§ **The task**: Below are some entries. Transcribe the lines from the one holding "Write a Python" to the one holding "return (B - (p - OFF)) / (B - T)", inclusive, but not the pictures among them.

§ **Extracted information**:
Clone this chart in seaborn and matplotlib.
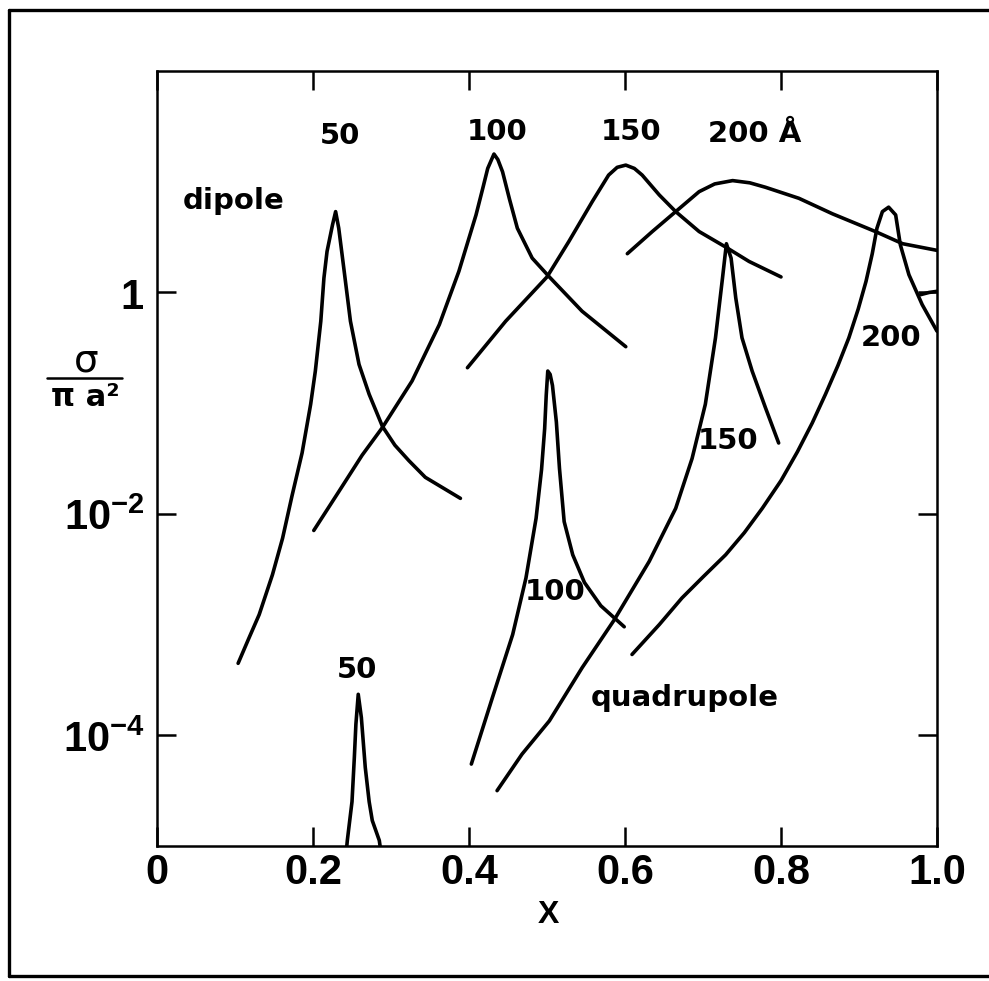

* * *

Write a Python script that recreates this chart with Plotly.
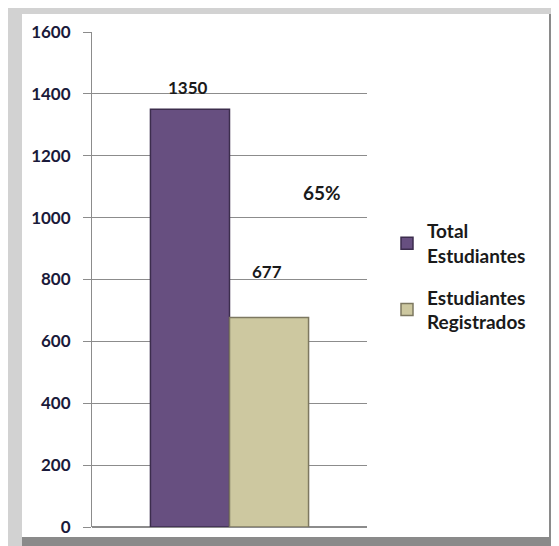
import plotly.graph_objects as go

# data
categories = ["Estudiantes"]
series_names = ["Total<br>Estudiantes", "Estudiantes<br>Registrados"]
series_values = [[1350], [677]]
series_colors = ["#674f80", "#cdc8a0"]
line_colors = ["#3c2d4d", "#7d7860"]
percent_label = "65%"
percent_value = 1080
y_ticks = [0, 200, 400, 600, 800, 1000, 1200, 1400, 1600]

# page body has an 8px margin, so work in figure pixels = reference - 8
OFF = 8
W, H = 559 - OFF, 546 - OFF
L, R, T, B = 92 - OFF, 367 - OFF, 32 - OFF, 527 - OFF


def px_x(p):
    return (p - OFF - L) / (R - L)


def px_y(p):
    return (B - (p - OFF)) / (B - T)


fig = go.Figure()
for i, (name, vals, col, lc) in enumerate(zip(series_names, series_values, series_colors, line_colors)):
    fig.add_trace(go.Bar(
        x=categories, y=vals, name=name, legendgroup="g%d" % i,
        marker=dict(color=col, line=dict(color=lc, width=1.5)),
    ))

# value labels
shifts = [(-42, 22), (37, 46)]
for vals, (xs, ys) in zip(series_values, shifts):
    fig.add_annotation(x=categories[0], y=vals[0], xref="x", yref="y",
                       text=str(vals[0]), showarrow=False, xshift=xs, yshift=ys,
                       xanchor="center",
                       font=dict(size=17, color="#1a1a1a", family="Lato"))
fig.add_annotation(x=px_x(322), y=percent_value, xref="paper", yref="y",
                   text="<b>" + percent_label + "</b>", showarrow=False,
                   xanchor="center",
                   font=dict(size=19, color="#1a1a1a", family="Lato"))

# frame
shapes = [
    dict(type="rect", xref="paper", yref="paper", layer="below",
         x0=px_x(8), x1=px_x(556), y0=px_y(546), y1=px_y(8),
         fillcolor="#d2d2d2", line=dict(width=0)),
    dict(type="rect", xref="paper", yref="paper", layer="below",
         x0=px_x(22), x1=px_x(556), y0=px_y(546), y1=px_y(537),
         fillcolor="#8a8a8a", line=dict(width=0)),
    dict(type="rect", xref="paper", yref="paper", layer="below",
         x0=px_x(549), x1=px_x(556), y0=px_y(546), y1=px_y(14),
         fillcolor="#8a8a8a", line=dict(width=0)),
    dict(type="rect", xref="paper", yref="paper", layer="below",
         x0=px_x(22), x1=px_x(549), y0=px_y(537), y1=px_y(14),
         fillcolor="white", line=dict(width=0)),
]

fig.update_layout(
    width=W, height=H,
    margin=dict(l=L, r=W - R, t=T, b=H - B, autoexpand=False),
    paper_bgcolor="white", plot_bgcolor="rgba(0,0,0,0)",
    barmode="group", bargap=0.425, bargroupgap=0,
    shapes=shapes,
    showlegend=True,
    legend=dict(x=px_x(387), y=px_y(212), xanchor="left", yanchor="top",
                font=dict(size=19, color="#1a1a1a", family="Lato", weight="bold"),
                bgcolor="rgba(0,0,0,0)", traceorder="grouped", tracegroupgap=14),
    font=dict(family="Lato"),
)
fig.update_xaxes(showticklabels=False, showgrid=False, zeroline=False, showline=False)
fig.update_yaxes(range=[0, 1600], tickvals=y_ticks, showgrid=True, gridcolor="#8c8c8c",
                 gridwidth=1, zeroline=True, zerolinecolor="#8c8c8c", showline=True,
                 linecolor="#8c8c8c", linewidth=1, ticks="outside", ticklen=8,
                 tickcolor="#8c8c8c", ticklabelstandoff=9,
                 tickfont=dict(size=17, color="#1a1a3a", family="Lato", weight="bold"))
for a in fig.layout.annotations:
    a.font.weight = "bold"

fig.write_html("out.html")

§ **Answer to this task**:
Write a Python script that recreates this chart with Plotly.
import plotly.graph_objects as go

# data
categories = ["Estudiantes"]
series_names = ["Total<br>Estudiantes", "Estudiantes<br>Registrados"]
series_values = [[1350], [677]]
series_colors = ["#674f80", "#cdc8a0"]
line_colors = ["#3c2d4d", "#7d7860"]
percent_label = "65%"
percent_value = 1080
y_ticks = [0, 200, 400, 600, 800, 1000, 1200, 1400, 1600]

# page body has an 8px margin, so work in figure pixels = reference - 8
OFF = 8
W, H = 559 - OFF, 546 - OFF
L, R, T, B = 92 - OFF, 367 - OFF, 32 - OFF, 527 - OFF


def px_x(p):
    return (p - OFF - L) / (R - L)


def px_y(p):
    return (B - (p - OFF)) / (B - T)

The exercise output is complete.